Tuesday, September 11, 2007

Further Selected Reports from a Bedfordshire Field Study, with Various Musings on the Same

I understand that, in her dispatch dated earlier to-day, Professor Gillson related a number of features and observations of this land and its inhabitants. While no doubt eminently qualified in her own specialised discipline, whatever that may be, Prof. Gillson has to her name substantially fewer published works - not to mention professional and social accolades - than your correspondent, and it is therefore to be expected that her experiences in these godforsaken environs would provoke an overreaction from her that could be described as somewhat flustered and flighty. Nonetheless, her observations as earlier reported do to a extent give a flavour of events thus far. It now falls to me to present further excerpts from our field notes.

Flitwick area, c.1530 hours - We appear to have happened upon a primate enclosure of some kind.
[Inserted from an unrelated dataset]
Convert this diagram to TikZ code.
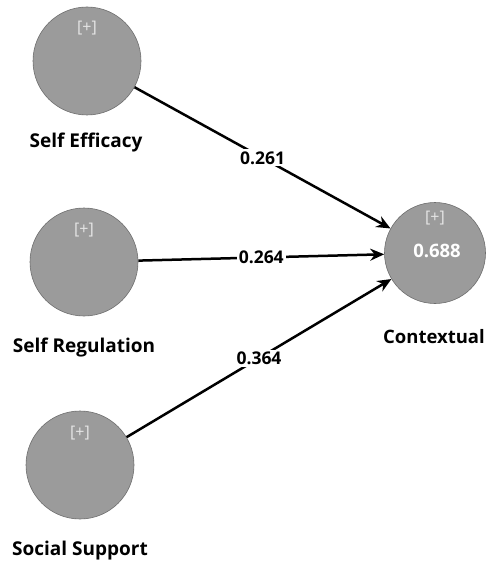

Slightly smaller than a man, they were engaged in uttering a wide range of sounds in a register slightly higher in pitch than that of their human cousins. Furthermore, at exactly the time at which we arrived, the inmates were staging some form of break-out. In their hundreds they were streaming out onto the surrounding streets, clad in what can only be described as some manner of ritual decoration, possibly for mating or hunting purposes. A mass of black blazers, black trousers, white collars and matching ties swam before our eyes as we attempted, finally successfully, to negotiate this tide of livestock.

1830 hours - Eureka! The ovine research project, as issued by Mr. & Mrs. Charles Hunt of the Royal Society, has been completed with great success. We shall be presenting our report to the Society imminently.